In one embodiment, the systems and methods operate the blood pump in a draw mode by applying a first negative valve pressure to the inlet valve while applying a second negative pump pressure to the blood pump and while applying first positive valve pressure to the outlet valve. The systems and methods control the absolute magnitudes of the pressures during the draw mode such that (i) the absolute magnitude of the first negative valve pressure is greater than the absolute magnitude of the second negative pump pressure and (ii) the absolute magnitude of the first positive valve pressure is greater than the absolute magnitude of the positive processing pressure.
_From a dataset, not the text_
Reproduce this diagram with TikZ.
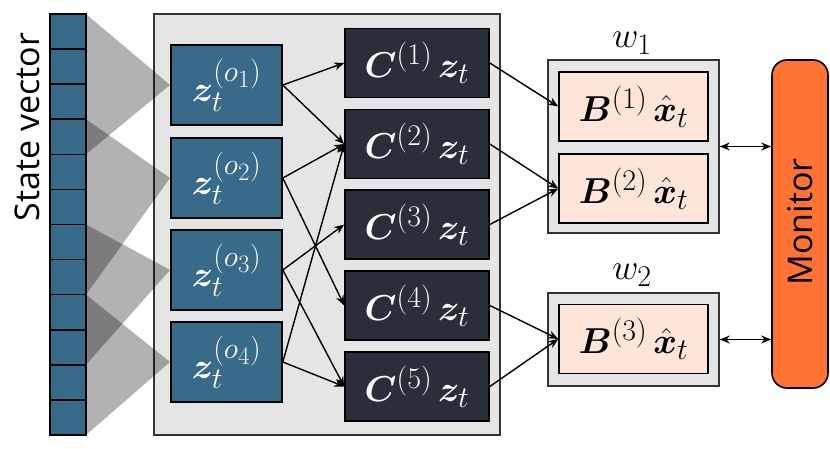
\RequirePackage{fix-cm}
\documentclass[tikz,border=0pt]{standalone}
\usepackage{amsmath}
\usepackage{bm}
\usepackage{fontspec}
\newfontfamily\osans{Open Sans}
\usetikzlibrary{arrows.meta}
\DeclareMathSizes{36}{36}{30}{25}
\definecolor{zblue}{HTML}{386A8A}
\definecolor{cdark}{HTML}{2A2D3A}
\definecolor{bpeach}{HTML}{FDE5DA}
\definecolor{panelgray}{HTML}{E5E5E5}
\definecolor{monorange}{HTML}{FF7335}
\tikzset{
  mathfont/.style={font=\fontsize{36}{43}\selectfont},
  zbox/.style={draw=black, line width=1.6pt, fill=zblue, text=white, minimum width=111pt, minimum height=80pt, inner sep=0pt, mathfont},
  cbox/.style={draw=black, line width=1.6pt, fill=cdark, text=white, minimum width=144pt, minimum height=69pt, inner sep=0pt, mathfont},
  bbox/.style={draw=black, line width=1.6pt, fill=bpeach, minimum width=149pt, minimum height=69pt, inner sep=0pt, mathfont},
  wbox/.style={draw=black!80, line width=1.6pt, fill=panelgray, inner sep=0pt},
  cell/.style={draw=black, line width=1.6pt, fill=zblue, minimum width=36pt, minimum height=35.08pt, inner sep=0pt},
  fan/.style={fill=black, opacity=0.3},
  conn/.style={line width=1.4pt, -{Stealth[length=10pt,width=8pt]}},
  dconn/.style={line width=1.4pt, {Stealth[length=10pt,width=8pt]}-{Stealth[length=10pt,width=8pt]}},
}
\begin{document}
\begin{tikzpicture}[x=1pt,y=-1pt]
\useasboundingbox (0,0) rectangle (830,449);
% panel
\node[wbox, minimum width=346pt, minimum height=421pt] (panel) at (327,224.5) {};
% fans
\fill[fan] (86,14) -- (86,154.3) -- (170,85) -- cycle;
\fill[fan] (86,119.2) -- (86,294.7) -- (170,178) -- cycle;
\fill[fan] (86,224.5) -- (86,364.8) -- (170,270) -- cycle;
\fill[fan] (86,294.7) -- (86,435) -- (170,362) -- cycle;
% state vector cells
\foreach \i in {0,...,11} {
  \node[cell] (s\i) at (68,{14+35.08*\i+17.54}) {};
}
\node[rotate=90, font=\osans\fontsize{34}{40}\selectfont] (sv) at (27,127) {State vector};
% z nodes
\node[zbox] (z1) at (226.5,85) {$\bm{z}_t^{(o_1)}$};
\node[zbox] (z2) at (226.5,178) {$\bm{z}_t^{(o_2)}$};
\node[zbox] (z3) at (226.5,270) {$\bm{z}_t^{(o_3)}$};
\node[zbox] (z4) at (226.5,362) {$\bm{z}_t^{(o_4)}$};
% C nodes
\node[cbox] (c1) at (417,63) {$\bm{C}^{(1)}\,\bm{z}_t$};
\node[cbox] (c2) at (417,144) {$\bm{C}^{(2)}\,\bm{z}_t$};
\node[cbox] (c3) at (417,224.5) {$\bm{C}^{(3)}\,\bm{z}_t$};
\node[cbox] (c4) at (417,305.5) {$\bm{C}^{(4)}\,\bm{z}_t$};
\node[cbox] (c5) at (417,386.5) {$\bm{C}^{(5)}\,\bm{z}_t$};
% w boxes
\node[wbox, minimum width=171pt, minimum height=173pt] (w1) at (633.5,146.5) {};
\node[wbox, minimum width=171pt, minimum height=93pt] (w2) at (633.5,339.5) {};
\node[mathfont] (w1l) at (632,43) {$w_1$};
\node[mathfont] (w2l) at (632,275) {$w_2$};
\node[bbox] (b1) at (633.5,106.5) {$\bm{B}^{(1)}\,\hat{\bm{x}}_t$};
\node[bbox] (b2) at (633.5,188.5) {$\bm{B}^{(2)}\,\hat{\bm{x}}_t$};
\node[bbox] (b3) at (633.5,339) {$\bm{B}^{(3)}\,\hat{\bm{x}}_t$};
% monitor
\node[draw=black, line width=1.6pt, fill=monorange, rounded corners=15pt, minimum width=56pt, minimum height=328pt, inner sep=0pt] (mon) at (800,224) {};
\node[rotate=90, font=\osans\fontsize{34}{40}\selectfont] (monl) at (800,222) {Monitor};
% connectors z -> C
\draw[conn] (z1.east) -- (c1.west);
\draw[conn] (z1.east) -- (c2.west);
\draw[conn] (z2.east) -- (c2.west);
\draw[conn] (z2.east) -- (c4.west);
\draw[conn] (z3.east) -- (c3.west);
\draw[conn] (z3.east) -- (c5.west);
\draw[conn] (z4.east) -- (c2.west);
\draw[conn] (z4.east) -- (c5.west);
% C -> B
\draw[conn] (c1.east) -- (b1.west);
\draw[conn] (c2.east) -- (b2.west);
\draw[conn] (c3.east) -- (b2.west);
\draw[conn] (c4.east) -- (b3.west);
\draw[conn] (c5.east) -- (b3.west);
% w <-> monitor
\draw[dconn] (w1.east) -- (w1.east -| mon.west);
\draw[dconn] (w2.east) -- (w2.east -| mon.west);
\end{tikzpicture}
\end{document}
In this way, the magnitude of the positive valve pressure overcomes the positive processing pressure present in the blood separation device, to keep the outlet valve closed during the draw cycle. Furthermore, the magnitude of the negative valve pressure overcomes the magnitude of the negative pump pressure to keep the inlet valve open during the draw cycle.
In one embodiment, the systems and methods operate the blood pump in an expel mode by applying a first positive valve pressure to the inlet valve while applying a second positive pump pressure to the blood pump and while applying first negative valve pressure to the outlet valve. The systems and methods control absolute magnitudes of the pressures during the expel mode such that (i) the absolute magnitude of the second positive pump pressure is not greater than the absolute magnitude of the first positive valve pressure and (ii) the absolute magnitude of the first negative valve pressure is greater than the absolute magnitude of the positive processing pressure. In this way, the magnitude of the positive valve pressure overcomes the positive processing pressure present in the blood separation device, to keep the outlet valve open during the expel cycle. Furthermore, the magnitude of the positive valve pressure overcomes the magnitude of the positive pump pressure to keep the inlet valve closed during the expel cycle.
In one embodiment, the fluid pressure comprises positive and negative pneumatic pressure.